This isn’t the post I wanted to share today, the one I was hoping would end my writing slump — but the situation in Ukraine is occupying all of my thoughts and a frivolous post is impossible now.

Like many of you, I am deeply saddened and angered by the Russian invasion, an action that has destabilized a world that still hasn’t shaken off COVID. Quite frankly, hasn’t the world had enough? Haven’t we all had enough?

On Facebook, I’m in a group called “View From My Window.” In the past two weeks, so many people from Kyiv and other areas of Ukraine have shared their city and country window views. What they’ve shared is beautiful. What they’ve shared are their lives.

Equally touching are the comments from around the world, all expressing concern and hope and prayers.  The photos, though, have made the war more personal because these are real people with real lives. Now, I am consumed with thoughts of strangers who shared their photos — ordinary people who are, in so many ways, just like me, just like you, just like us.

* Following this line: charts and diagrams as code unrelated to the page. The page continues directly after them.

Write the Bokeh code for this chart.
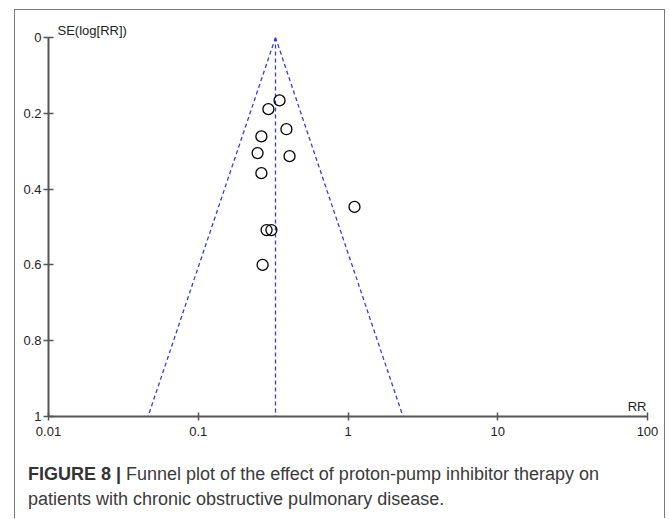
import numpy as np
from bokeh.plotting import figure
from bokeh.models import Range1d, FixedTicker, Label, Div, ColumnDataSource, Spacer
from bokeh.layouts import column, row
from bokeh.embed import file_html
from bokeh.resources import INLINE

# ---- data ----
study_rr = [0.349, 0.294, 0.264, 0.388, 0.249, 0.407, 0.264, 1.105, 0.286, 0.308, 0.269]
study_se = [0.166, 0.189, 0.261, 0.242, 0.305, 0.313, 0.358, 0.447, 0.508, 0.508, 0.600]
pooled_rr = 0.328
se_max = 1.0
x_ticks = [0.01, 0.1, 1, 10, 100]
x_tick_labels = ["0.01", "0.1", "1", "10", "100"]
y_ticks = [0, 0.2, 0.4, 0.6, 0.8, 1.0]
y_tick_labels = ["0", "0.2", "0.4", "0.6", "0.8", "1"]
caption_bold = "FIGURE 8 |"
caption_line1 = " Funnel plot of the effect of proton-pump inhibitor therapy on"
caption_line2 = "patients with chronic obstructive pulmonary disease."

FONT = "Liberation Sans"
AXIS_COL = "#555555"
FUNNEL_COL = "#3a3ae0"
BORDER = "1px solid #7a7a7a"

p = figure(width=649, height=452, x_axis_type="log",
           x_range=Range1d(x_ticks[0], x_ticks[-1]), y_range=Range1d(se_max, 0),
           output_backend="svg", toolbar_location=None,
           min_border_left=33, min_border_right=17, min_border_top=27, min_border_bottom=46)
p.outline_line_color = None
p.grid.visible = False
p.background_fill_color = "white"
p.border_fill_color = "white"

p.title.text = "SE(log[RR])"
p.title.align = "left"
p.title.offset = 9
p.title.standoff = 0
p.title.text_font = FONT
p.title.text_font_size = "13px"
p.title.text_font_style = "normal"
p.title.text_color = "#222222"

# funnel (pseudo 95% limits around the pooled estimate)
z = 1.96
p.line([pooled_rr, pooled_rr], [0, se_max], line_color=FUNNEL_COL, line_dash="4 3", line_width=1.3)
p.line([pooled_rr, pooled_rr * np.exp(-z * se_max)], [0, se_max], line_color=FUNNEL_COL, line_dash="4 3", line_width=1.3)
p.line([pooled_rr, pooled_rr * np.exp(z * se_max)], [0, se_max], line_color=FUNNEL_COL, line_dash="4 3", line_width=1.3)

src = ColumnDataSource(dict(rr=study_rr, se=study_se))
p.scatter("rr", "se", source=src, size=11, marker="circle", fill_color=None,
          line_color="black", line_width=1.3)

for ax in (p.xaxis[0], p.yaxis[0]):
    ax.axis_line_color = AXIS_COL
    ax.axis_line_width = 2
    ax.major_tick_line_color = AXIS_COL
    ax.major_tick_line_width = 1.5
    ax.minor_tick_line_color = None
    ax.major_label_text_font = FONT
    ax.major_label_text_font_size = "13px"
    ax.major_label_text_color = "#222222"

p.xaxis.ticker = FixedTicker(ticks=x_ticks)
p.xaxis.major_label_overrides = {t: l for t, l in zip(x_ticks, x_tick_labels)}
p.xaxis.major_tick_in = 4
p.xaxis.major_tick_out = 4
p.xaxis.major_label_standoff = 6

p.yaxis.ticker = FixedTicker(ticks=y_ticks)
p.yaxis.major_label_overrides = {t: l for t, l in zip(y_ticks, y_tick_labels)}
p.yaxis.major_tick_in = 5
p.yaxis.major_tick_out = 5
p.yaxis.major_label_standoff = 2

p.add_layout(Label(x=x_ticks[-1], y=se_max, x_offset=-1, y_offset=3, text="RR",
                   text_font=FONT, text_font_size="13px", text_color="#222222",
                   text_align="right", text_baseline="bottom"))

caption = Div(
    text=('<div style="font-family: \'Liberation Sans\', sans-serif; font-size:18px; '
          'color:#3a3a3a; line-height:25px; padding-left:13px; margin:0; white-space:nowrap;">'
          f'<span style="font-weight:bold; color:#333">{caption_bold}</span>'
          f'<span>{caption_line1}</span><br>'
          f'<span>{caption_line2}</span></div>'),
    width=649, height=56, margin=0)

boxed = column(p, caption, styles={"border-top": BORDER, "border-left": BORDER,
                                   "border-right": BORDER, "background": "white"})
layout = row(Spacer(width=14), column(Spacer(height=9), boxed))

open("out.html", "w").write(file_html(layout, INLINE))
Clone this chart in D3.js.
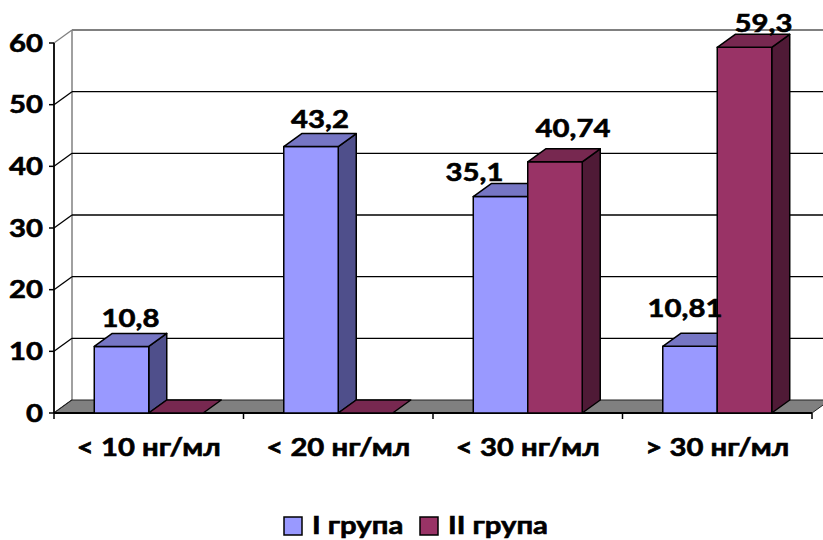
<!DOCTYPE html>
<html>
<head>
<meta charset="utf-8">
<script src="https://cdn.jsdelivr.net/npm/d3@7"></script>
<style>
  html, body { margin: 0; padding: 0; background: #ffffff; }
  svg { display: block; }
  text { font-family: Lato, "Open Sans", sans-serif; font-weight: bold; fill: #000;
         stroke: #000; stroke-width: 0.6px; }
</style>
</head>
<body>
<svg id="chart" width="823" height="540"></svg>
<script>
// Vitamin D level groups and the share of patients (%) in each study group
const categories = ["< 10 нг/мл", "< 20 нг/мл", "< 30 нг/мл", "> 30 нг/мл"];
const seriesNames = ["I група", "II група"];
const group1 = [10.8, 43.2, 35.1, 10.81];
const group2 = [0, 0, 40.74, 59.3];
const yTicks = [0, 10, 20, 30, 40, 50, 60];

const svg = d3.select("#chart");

// plot frame (front plane) and 3D depth offset
const plotLeft = 54, plotRight = 812, plotBottom = 413, plotTop = 43;
const DX = 18, DY = -13;
const SX = 1.22; // horizontal stretch of the lettering
const FS = 24;   // font size

const palette = [
  { front: "#9999ff", top: "#7676c4", side: "#4f4f8b" },
  { front: "#993366", top: "#772850", side: "#4f1a36" }
];

const y = d3.scaleLinear().domain([0, 60]).range([plotBottom, plotTop]);
const x0 = d3.scaleBand().domain(categories).range([plotLeft, plotRight])
  .paddingInner(0.425).paddingOuter(0.2125);
const x1 = d3.scaleBand().domain(seriesNames).range([0, x0.bandwidth()]);
const xAxisBand = d3.scaleBand().domain(categories).range([plotLeft, plotRight]);

function label(g, x, yy, str, anchor) {
  return g.append("text")
    .attr("transform", `translate(${x},${yy}) scale(${SX},1)`)
    .attr("text-anchor", anchor)
    .attr("font-size", FS)
    .text(str);
}

// back wall
const wall = svg.append("g");
wall.append("line")
  .attr("x1", plotLeft + DX).attr("x2", plotLeft + DX)
  .attr("y1", y(60) + DY).attr("y2", y(0) + DY)
  .attr("stroke", "#808080").attr("stroke-width", 1.5);
wall.append("line")
  .attr("x1", plotLeft + DX).attr("x2", plotRight + DX + 20)
  .attr("y1", y(60) + DY).attr("y2", y(60) + DY)
  .attr("stroke", "#808080").attr("stroke-width", 2);

// gridlines on the back wall and their links to the value axis
yTicks.filter(t => t > 0 && t < 60).forEach(t => {
  wall.append("line")
    .attr("x1", plotLeft + DX).attr("x2", plotRight + DX + 20)
    .attr("y1", y(t) + DY).attr("y2", y(t) + DY)
    .attr("stroke", "#000").attr("stroke-width", 1.3);
});
yTicks.forEach(t => {
  wall.append("line")
    .attr("x1", plotLeft).attr("x2", plotLeft + DX)
    .attr("y1", y(t)).attr("y2", y(t) + DY)
    .attr("stroke", t === 60 ? "#808080" : "#000").attr("stroke-width", 1.3);
});

// floor
svg.append("path")
  .attr("d", `M${plotLeft},${plotBottom} L${plotRight},${plotBottom} L${plotRight + DX},${plotBottom + DY} L${plotLeft + DX},${plotBottom + DY} Z`)
  .attr("fill", "#808080").attr("stroke", "#222").attr("stroke-width", 1);

// value axis
const yAxis = svg.append("g");
yAxis.append("line")
  .attr("x1", plotLeft).attr("x2", plotLeft).attr("y1", y(60)).attr("y2", y(0))
  .attr("stroke", "#000").attr("stroke-width", 1.8);
yTicks.forEach(t => {
  yAxis.append("line")
    .attr("x1", plotLeft - 5).attr("x2", plotLeft).attr("y1", y(t)).attr("y2", y(t))
    .attr("stroke", "#000").attr("stroke-width", 1.5);
  label(yAxis, 43, y(t) + 8.5, String(t), "end");
});

// category axis
const xAxis = svg.append("g");
xAxis.append("line")
  .attr("x1", plotLeft).attr("x2", plotRight).attr("y1", plotBottom).attr("y2", plotBottom)
  .attr("stroke", "#000").attr("stroke-width", 2);
[...categories.map(c => xAxisBand(c)), plotRight].forEach(px => {
  xAxis.append("line")
    .attr("x1", px).attr("x2", px).attr("y1", plotBottom).attr("y2", plotBottom + 6)
    .attr("stroke", "#000").attr("stroke-width", 1.5);
});
categories.forEach(c => {
  label(xAxis, xAxisBand(c) + xAxisBand.bandwidth() / 2, 456, c, "middle");
});

// 3D bars
const bars = svg.append("g").attr("stroke", "#000").attr("stroke-width", 1.5)
  .attr("stroke-linejoin", "round");
const seriesData = [group1, group2];
const fmt = v => String(v).replace(".", ",");

categories.forEach((c, ci) => {
  seriesData.forEach((vals, si) => {
    const v = vals[ci];
    const xl = x0(c) + x1(seriesNames[si]);
    const xr = xl + x1.bandwidth();
    const yt = y(v), yb = y(0);
    const col = palette[si];
    if (v > 0) {
      bars.append("path") // side face
        .attr("d", `M${xr},${yt} L${xr + DX},${yt + DY} L${xr + DX},${yb + DY} L${xr},${yb} Z`)
        .attr("fill", col.side);
      bars.append("path") // front face
        .attr("d", `M${xl},${yt} L${xr},${yt} L${xr},${yb} L${xl},${yb} Z`)
        .attr("fill", col.front);
    }
    bars.append("path") // top face
      .attr("d", `M${xl},${yt} L${xr},${yt} L${xr + DX},${yt + DY} L${xl + DX},${yt + DY} Z`)
      .attr("fill", col.top);
  });
});

// value labels (a few are nudged sideways to keep clear of neighbouring bars)
const nudge = { "0-2": [-35, 3], "0-3": [-14, -10], "1-2": [9, -6], "1-3": [10, 4] };
const labelLayer = svg.append("g");
categories.forEach((c, ci) => {
  seriesData.forEach((vals, si) => {
    const v = vals[ci];
    if (!(v > 0)) return;
    const xl = x0(c) + x1(seriesNames[si]);
    const cx = xl + x1.bandwidth() / 2 + DX / 2;
    const [ndx, ndy] = nudge[`${si}-${ci}`] || [0, 0];
    label(labelLayer, cx + ndx, y(v) + DY - 6 + ndy, fmt(v), "middle");
  });
});

// legend
const legend = svg.append("g");
const legendItems = [
  { name: seriesNames[0], x: 284, color: palette[0].front },
  { name: seriesNames[1], x: 420, color: palette[1].front }
];
legendItems.forEach(it => {
  legend.append("rect")
    .attr("x", it.x).attr("y", 517).attr("width", 18).attr("height", 18)
    .attr("fill", it.color).attr("stroke", "#000").attr("stroke-width", 1.5);
  label(legend, it.x + 28, 534, it.name, "start");
});
</script>
</body>
</html>
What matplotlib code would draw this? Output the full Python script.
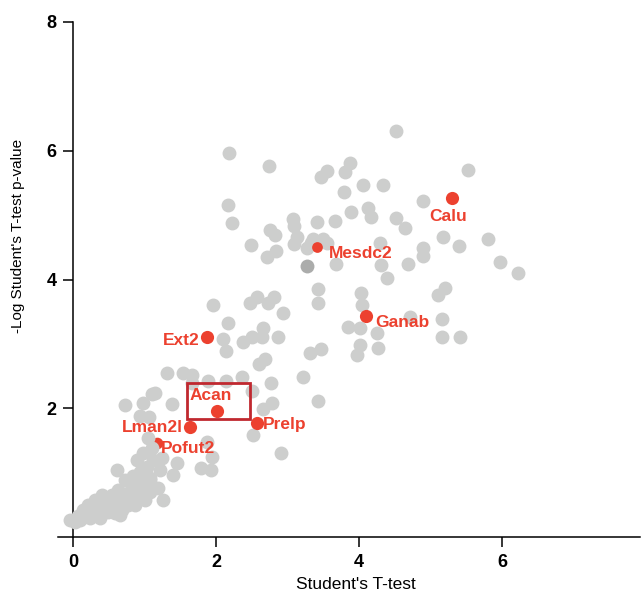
import matplotlib
matplotlib.use("Agg")
import matplotlib.pyplot as plt
from matplotlib.patches import Rectangle

plt.rcParams['font.family'] = ['Liberation Sans', 'DejaVu Sans']

# Grey (non-highlighted) proteins: Student's T-test difference vs -log p
grey_x = [4.52, 2.18, 2.74, 5.52, 3.47, 3.55, 3.80, 3.87, 3.79, 4.06, 4.34, 4.90, 2.17, 2.22,
          3.08, 3.09, 3.41, 3.66, 3.89, 4.13, 4.17, 4.52, 4.64, 5.17, 5.40, 5.80, 5.97, 6.22,
          2.76, 2.83, 2.49, 3.13, 3.09, 2.84, 2.71, 3.27, 3.36, 3.50, 4.29, 4.90, 4.90, 3.68,
          4.31, 4.69, 4.39, 5.10, 5.20, 3.43, 3.43, 4.03, 4.04, 1.96, 2.57, 2.48, 2.73, 2.81,
          2.94, 2.17, 2.66, 2.10, 2.14, 2.38, 2.50, 2.64, 2.87, 2.60, 2.69, 3.31, 3.47, 3.85,
          4.01, 4.25, 4.01, 3.97, 4.27, 4.71, 5.16, 5.16, 5.41, 1.31, 1.54, 1.66, 2.36, 2.77,
          3.22, 3.43, 1.15, 1.38, 2.50, 2.78, 2.66, 2.52, 2.91, 0.73, 0.98, 1.10, 0.94, 1.06,
          1.05, 1.10, 0.98, 0.90, 1.12, 1.24, 1.45, 0.62, 1.03, 1.22, 1.40, 1.08, 0.94, 0.84,
          1.26, 1.79, 1.93, 1.87, 1.94, 1.66, 1.89, 2.14, 3.55, 3.33,
          -0.04, 0.07, 0.17, 0.27, 0.35, 0.21, 0.38, 0.45, 0.52, 0.59, 0.66, 0.73, 0.55, 0.77,
          0.63, 0.83, 0.87, 0.94, 1.01, 1.08, 0.80, 0.91, 0.97, 0.41, 0.31, 0.49, 0.69, 0.73,
          0.84, 0.94, 0.77, 0.59, 0.10, 0.24, 0.87, 1.01, 1.08, 1.19, 0.66, 0.38, 0.03, 0.14,
          0.45]
grey_y = [6.31, 5.97, 5.76, 5.70, 5.59, 5.69, 5.67, 5.81, 5.36, 5.47, 5.47, 5.22, 5.16, 4.88,
          4.94, 4.83, 4.89, 4.91, 5.05, 5.11, 4.97, 4.96, 4.80, 4.66, 4.52, 4.63, 4.27, 4.10,
          4.77, 4.69, 4.54, 4.66, 4.55, 4.44, 4.35, 4.49, 4.63, 4.63, 4.57, 4.49, 4.37, 4.24,
          4.23, 4.24, 4.02, 3.76, 3.87, 3.85, 3.63, 3.79, 3.60, 3.60, 3.73, 3.63, 3.63, 3.73,
          3.48, 3.32, 3.25, 3.08, 2.89, 3.03, 3.11, 3.11, 3.11, 2.69, 2.77, 2.86, 2.92, 3.26,
          3.25, 3.17, 2.98, 2.83, 2.94, 3.42, 3.39, 3.11, 3.11, 2.55, 2.55, 2.52, 2.49, 2.39,
          2.49, 2.11, 2.24, 2.07, 2.27, 2.08, 1.99, 1.58, 1.30, 2.05, 2.08, 2.22, 1.88, 1.86,
          1.54, 1.38, 1.30, 1.20, 1.20, 1.23, 1.15, 1.04, 1.09, 1.04, 0.96, 0.89, 0.81, 0.76,
          0.57, 1.07, 1.04, 1.48, 1.24, 2.39, 2.42, 2.42, 4.57, 4.57,
          0.26, 0.33, 0.34, 0.39, 0.42, 0.50, 0.53, 0.45, 0.57, 0.50, 0.61, 0.53, 0.65, 0.68,
          0.73, 0.73, 0.81, 0.84, 0.89, 0.92, 0.57, 0.65, 0.61, 0.65, 0.57, 0.39, 0.42, 0.89,
          0.95, 1.01, 0.50, 0.37, 0.26, 0.30, 0.50, 0.57, 0.70, 0.76, 0.34, 0.30, 0.23, 0.42,
          0.61]

# One darker grey protein
dark_x = [3.27]
dark_y = [4.21]

# Highlighted proteins
hl_names = ['Calu', 'Mesdc2', 'Ganab', 'Ext2', 'Acan', 'Prelp', 'Lman2l', 'Pofut2']
hl_x = [5.30, 3.41, 4.10, 1.87, 2.01, 2.57, 1.64, 1.17]
hl_y = [5.26, 4.50, 3.43, 3.10, 1.96, 1.77, 1.71, 1.46]
hl_size = [90, 60, 90, 90, 90, 90, 90, 70]
hl_behind = [False, False, False, False, False, False, False, True]
label_offsets = [(-3, -13), (9, -4.5), (6.5, -4.3), (-5, -2), (-4, 11), (4.3, -0.7), (-5, -0.7), (3, -3.6)]
label_ha = ['center', 'left', 'left', 'right', 'center', 'left', 'right', 'left']

# Box around Acan (x0, y0, width, height)
box = (1.59, 1.83, 0.89, 0.56)

x_ticks = [0, 2, 4, 6]
y_ticks = [2, 4, 6, 8]

grey = '#CDCECD'
red = '#EC412F'

fig = plt.figure(figsize=(6.41, 5.98), dpi=100)
ax = fig.add_axes([58 / 641, 1 - 537 / 598, (640 - 58) / 641, (537 - 22) / 598])
ax.set_xlim(-0.21, 7.93)
ax.set_ylim(0, 8)

ax.scatter(grey_x, grey_y, s=100, color=grey, linewidths=0, zorder=2)
ax.scatter(dark_x, dark_y, s=100, color='#ABACAB', linewidths=0, zorder=2.5)
for name, x, y, size, behind, off, ha in zip(hl_names, hl_x, hl_y, hl_size, hl_behind,
                                            label_offsets, label_ha):
    ax.scatter([x], [y], s=size, color=red, linewidths=0, zorder=(1.5 if behind else 3))
    ax.annotate(name, (x, y), xytext=off, textcoords='offset points', ha=ha, va='center',
                color=red, fontsize=12.5, fontweight='bold', zorder=4)

ax.add_patch(Rectangle((box[0], box[1]), box[2], box[3], fill=False,
                       edgecolor='#C0282F', linewidth=2, zorder=3.5))

for s in ['top', 'right']:
    ax.spines[s].set_visible(False)
ax.spines['left'].set_position(('data', 0))
for s in ['left', 'bottom']:
    ax.spines[s].set_linewidth(1.1)
    ax.spines[s].set_zorder(1)

ax.set_xticks(x_ticks)
ax.set_yticks(y_ticks)
ax.tick_params(axis='both', direction='out', length=7, width=1.1, labelsize=13, pad=5)
for lbl in ax.get_xticklabels() + ax.get_yticklabels():
    lbl.set_fontweight('bold')

ax.set_xlabel("Student's T-test", fontsize=12.5, va='center')
ax.xaxis.set_label_coords(0.512, -0.093)
ax.set_ylabel("-Log Student's T-test p-value", fontsize=11, va='center')
ax.yaxis.set_label_coords(-0.069, 0.585)

fig.savefig('out.png', dpi=100)
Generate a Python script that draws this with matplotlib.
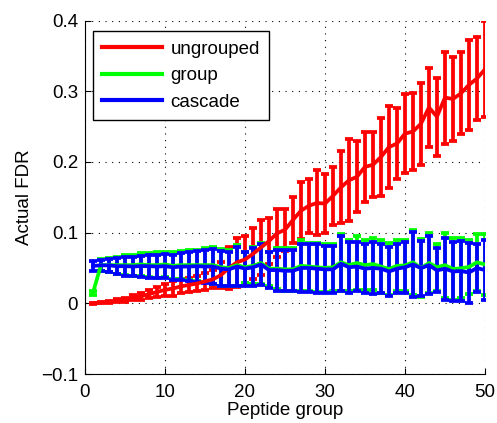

In my opinion, the vast majority of people in the world want nothing more than to wake up peacefully, go to work, bring their children to playgrounds, walk their dogs, plant something on their terraces or in their gardens, enjoy a delicious meal, laugh with family and friends, watch some television, and go to sleep with thoughts that tomorrow they will be able to do the same.

They do not want war. No one wants war.

Yet, here we are. Again. It seems the decision to go to war is always made behind closed doors by people — usually men — who have nothing to lose. Those with everything to lose are the innocents in harm’s way.

It’s as journalist Walter Cronkite once said, “War itself is, of course, a form of madness. It’s hardly a civilized pursuit. It’s amazing how we spend so much time inventing devices to kill each other and so little time working on how to achieve peace.”

I’m not sure how to end this post, other than to say I recently learned the sunflower is the national flower of Ukraine — and so I have filled this post with some of my sunflower photos. Some were spotted in a field, and others I’ve grown over the years.

I’ve read the sunflower was given this distinction in Ukraine because it represents power, strength, and warmth — three traits that can just as easily describe a people. Each sunflower here is a small token of support for the gardeners and all people of Ukraine.

Please, stay safe. The whole world is with you.